Externalities of variable and intermittent sources of electric power

The problem:
Adapting to climate change in the U.S. will require, among many other things, additional air conditioning, large-scale water transport (and possibly desalinization), and changes in agricultural fertilizer use (fertilizer is a heavy user of natural gas, as is electric power generation). Climate change may lead to additional stress on the large-scale transmission network needed to support wind and solar power if extreme weather events increase. The variable character of on-shore wind power is poorly matched to air conditioning load. Off-shore wind is a better match, but installations in the U.S. are subject to hurricanes not commonly seen in Europe. Solar power is best matched to late afternoon peak electric loads through storage. Back-up is typically provided with gas turbines.  Conventional compressed air energy (CAES) also uses natural gas.  If gas turbines and CAES are used to match variable and intermittent renewables this need for natural gas is likely to conflict with other uses and have impacts on prices, availability and energy security.

The research:
Apt and colleagues will model the natural gas use of CAES to determine the effects of large-scale deployment on natural gas price and availability, and will model the circumstances under which adiabatic CAES (using no gas) is economically viable for societal and firm level decision makers.
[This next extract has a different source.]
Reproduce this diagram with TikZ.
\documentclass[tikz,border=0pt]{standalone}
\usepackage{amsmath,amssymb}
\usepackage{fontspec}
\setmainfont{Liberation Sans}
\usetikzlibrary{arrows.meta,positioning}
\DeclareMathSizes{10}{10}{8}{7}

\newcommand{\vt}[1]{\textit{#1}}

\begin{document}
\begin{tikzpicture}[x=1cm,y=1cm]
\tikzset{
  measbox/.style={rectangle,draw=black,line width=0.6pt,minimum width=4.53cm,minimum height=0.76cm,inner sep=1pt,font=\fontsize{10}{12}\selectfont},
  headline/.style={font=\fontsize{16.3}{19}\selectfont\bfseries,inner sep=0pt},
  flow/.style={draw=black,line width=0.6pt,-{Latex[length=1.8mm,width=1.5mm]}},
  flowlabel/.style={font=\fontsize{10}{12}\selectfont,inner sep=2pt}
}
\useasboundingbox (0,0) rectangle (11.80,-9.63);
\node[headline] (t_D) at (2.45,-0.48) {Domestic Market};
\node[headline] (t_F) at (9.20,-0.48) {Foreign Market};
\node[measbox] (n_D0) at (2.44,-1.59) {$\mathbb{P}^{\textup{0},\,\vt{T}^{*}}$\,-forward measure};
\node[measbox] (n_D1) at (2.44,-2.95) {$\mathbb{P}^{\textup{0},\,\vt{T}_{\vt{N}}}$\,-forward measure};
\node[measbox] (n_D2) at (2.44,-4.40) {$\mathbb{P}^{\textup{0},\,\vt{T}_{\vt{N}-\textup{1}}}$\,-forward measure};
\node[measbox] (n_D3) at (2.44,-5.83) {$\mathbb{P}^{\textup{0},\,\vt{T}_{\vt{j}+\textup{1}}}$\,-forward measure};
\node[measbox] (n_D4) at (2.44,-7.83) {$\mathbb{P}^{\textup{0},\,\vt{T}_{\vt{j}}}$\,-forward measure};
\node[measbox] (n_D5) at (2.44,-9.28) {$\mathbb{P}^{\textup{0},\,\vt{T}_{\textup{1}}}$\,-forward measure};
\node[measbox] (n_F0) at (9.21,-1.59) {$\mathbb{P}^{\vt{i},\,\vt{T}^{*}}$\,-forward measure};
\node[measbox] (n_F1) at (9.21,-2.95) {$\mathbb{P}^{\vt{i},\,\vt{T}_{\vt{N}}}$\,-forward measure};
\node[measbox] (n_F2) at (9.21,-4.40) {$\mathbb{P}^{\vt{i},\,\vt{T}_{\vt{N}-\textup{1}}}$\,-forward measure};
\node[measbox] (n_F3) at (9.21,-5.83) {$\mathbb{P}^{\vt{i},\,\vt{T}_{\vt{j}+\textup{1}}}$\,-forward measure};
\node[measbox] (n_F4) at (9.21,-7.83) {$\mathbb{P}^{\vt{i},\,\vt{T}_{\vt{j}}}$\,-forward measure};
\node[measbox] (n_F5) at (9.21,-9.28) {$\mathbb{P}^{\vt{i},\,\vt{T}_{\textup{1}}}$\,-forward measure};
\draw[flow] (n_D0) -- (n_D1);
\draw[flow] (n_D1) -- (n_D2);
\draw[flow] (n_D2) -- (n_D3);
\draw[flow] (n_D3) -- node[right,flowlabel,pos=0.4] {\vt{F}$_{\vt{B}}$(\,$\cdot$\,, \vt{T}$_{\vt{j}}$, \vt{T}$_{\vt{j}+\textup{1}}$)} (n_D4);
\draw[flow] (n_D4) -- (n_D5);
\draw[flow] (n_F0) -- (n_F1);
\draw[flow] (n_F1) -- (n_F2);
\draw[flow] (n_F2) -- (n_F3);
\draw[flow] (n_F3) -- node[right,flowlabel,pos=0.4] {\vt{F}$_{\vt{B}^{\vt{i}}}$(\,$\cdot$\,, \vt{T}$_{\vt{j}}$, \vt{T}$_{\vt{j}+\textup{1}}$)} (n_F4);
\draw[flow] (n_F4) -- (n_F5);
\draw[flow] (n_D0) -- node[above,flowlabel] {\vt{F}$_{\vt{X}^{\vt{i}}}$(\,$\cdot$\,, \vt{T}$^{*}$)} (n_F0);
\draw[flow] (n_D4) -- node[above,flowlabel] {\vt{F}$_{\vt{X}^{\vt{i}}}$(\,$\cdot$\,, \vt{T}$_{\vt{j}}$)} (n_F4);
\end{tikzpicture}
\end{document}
We will model:

  1. the conditions under which water availability reductions due to climate change for thermal generation plants can lead to additional pressures on the use of wind and other renewable sources;
  2. the effects on the upper bound of wind and solar incorporation into the grid of relaxing the present tight constraints on AC power frequency stability; and
  3. the extent to which direct use of variable power sources can be optimized to pump and desalinate water, and charge thermal storage systems.

The decision makers:
A123 Systems, American Electric Power (AEP), Bonneville Power Administration (BPA), Caterpillar (CAT), EPRI, International Risk Governance Council (IRGC), NRDC, Ontario Ministry of the Environment, PA PUC, PJM (a regional transmission organization (RTO) that coordinates the movement of wholesale electricity in all or parts of 13 states and the District of Columbia.), SAP Labs LLC, Westinghouse Electric Corporation.